A 6-1, 222-pound senior catcher/first baseman from Cumming, Ga., Hudson appeared in 56 games with 50 starts (34-1B, 9-C, 7-RF) for the Bulldogs in 2026. He batted .294 with five doubles, a career-high 22 home runs and 51 RBI while fielding .993. He was named Most Valuable Player of the NCAA Athens Regional after batting .556 with six runs scored, three home runs and three RBI. A two-time member of the SEC Academic Honor Roll, he was named to the College Sports Communicators Academic All-District Team as an economics major. Hudson spent two seasons with the Bulldogs and his first two years of college playing for Georgia State.
In 2026, Georgia won a school-record 53 games (53-14), finished third at the College World Series, and captured the Southeastern Conference regular-season and tournament titles. The Bulldogs were ranked No. 3 by consensus in the final national top 25 polls.
The Bulldogs have a string of 52 straight seasons with at least one player signing a professional contract. Also, Georgia has had at least one player drafted each year going back to 1987.

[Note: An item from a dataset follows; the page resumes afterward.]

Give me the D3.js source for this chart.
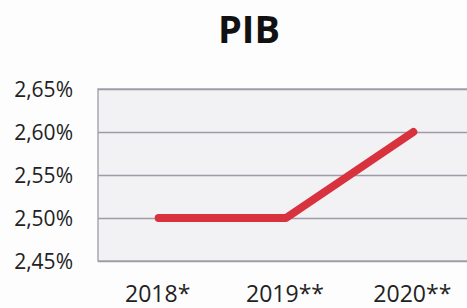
<!DOCTYPE html>
<html><head><meta charset="utf-8">
<script src="https://cdn.jsdelivr.net/npm/d3@7"></script>
<style>body{margin:0;background:#fdfdfd;}svg{display:block;}</style>
</head><body>
<script>
const categories = ["2018*", "2019**", "2020**"];
const values = [2.50, 2.50, 2.60];
const yTicks = [2.45, 2.50, 2.55, 2.60, 2.65];
const title = "PIB";

const W = 467, H = 308;
const svg = d3.select("body").append("svg").attr("width", W).attr("height", H);
svg.append("rect").attr("width", W).attr("height", H).attr("fill", "#fdfdfd");

const m = {left: 98, right: -13, top: 89, bottom: 47};
const x = d3.scaleBand().domain(categories).range([m.left, W - m.right]).padding(0);
const y = d3.scaleLinear().domain([2.45, 2.65]).range([H - m.bottom, m.top]);

svg.append("rect").attr("x", m.left).attr("y", m.top)
  .attr("width", W - m.right - m.left).attr("height", H - m.bottom - m.top)
  .attr("fill", "#f2f1f3").attr("stroke", "#a9a8b0").attr("stroke-width", 1.5);

const fmt = v => v.toFixed(2).replace(".", ",") + "%";
const yAxis = d3.axisLeft(y).tickValues(yTicks).tickSize(-(W - m.right - m.left)).tickFormat(fmt).tickPadding(25);
const gy = svg.append("g").attr("transform", `translate(${m.left},0)`).call(yAxis);
gy.select(".domain").remove();
gy.selectAll(".tick line").attr("stroke", "#9e9ca6").attr("stroke-width", 1.5);
gy.selectAll(".tick text").attr("font-family", "Open Sans").attr("font-size", 21).attr("fill", "#222").attr("dy", "0.36em");

const xAxis = d3.axisBottom(x).tickSize(0).tickPadding(0);
const gx = svg.append("g").attr("transform", `translate(-4,${H - m.bottom})`).call(xAxis);
gx.select(".domain").remove();
gx.selectAll(".tick text").attr("font-family", "Open Sans").attr("font-size", 23).attr("fill", "#222")
  .attr("dy", null).attr("y", 41);

const line = d3.line().x((d, i) => x(categories[i]) + x.bandwidth() / 2 - 3).y(d => y(d));
svg.append("path").datum(values).attr("d", line).attr("fill", "none")
  .attr("stroke", "#d7323e").attr("stroke-width", 8).attr("stroke-linecap", "round").attr("stroke-linejoin", "round");

svg.append("text").attr("x", 249).attr("y", 43).attr("text-anchor", "middle")
  .attr("font-family", "Open Sans").attr("font-weight", "bold").attr("font-size", 38).attr("fill", "#111").text(title);
</script>
</body></html>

MLB teams have until Monday, July 27 at 5 p.m. ET to agree to deals with players they draft out of four-year colleges and high schools. If a draft pick doesn’t sign and attends junior college (juco), they have a draft-and-follow option where they can sign following the end of their juco season and up until the week before the beginning of next year’s Draft for up to $225,000.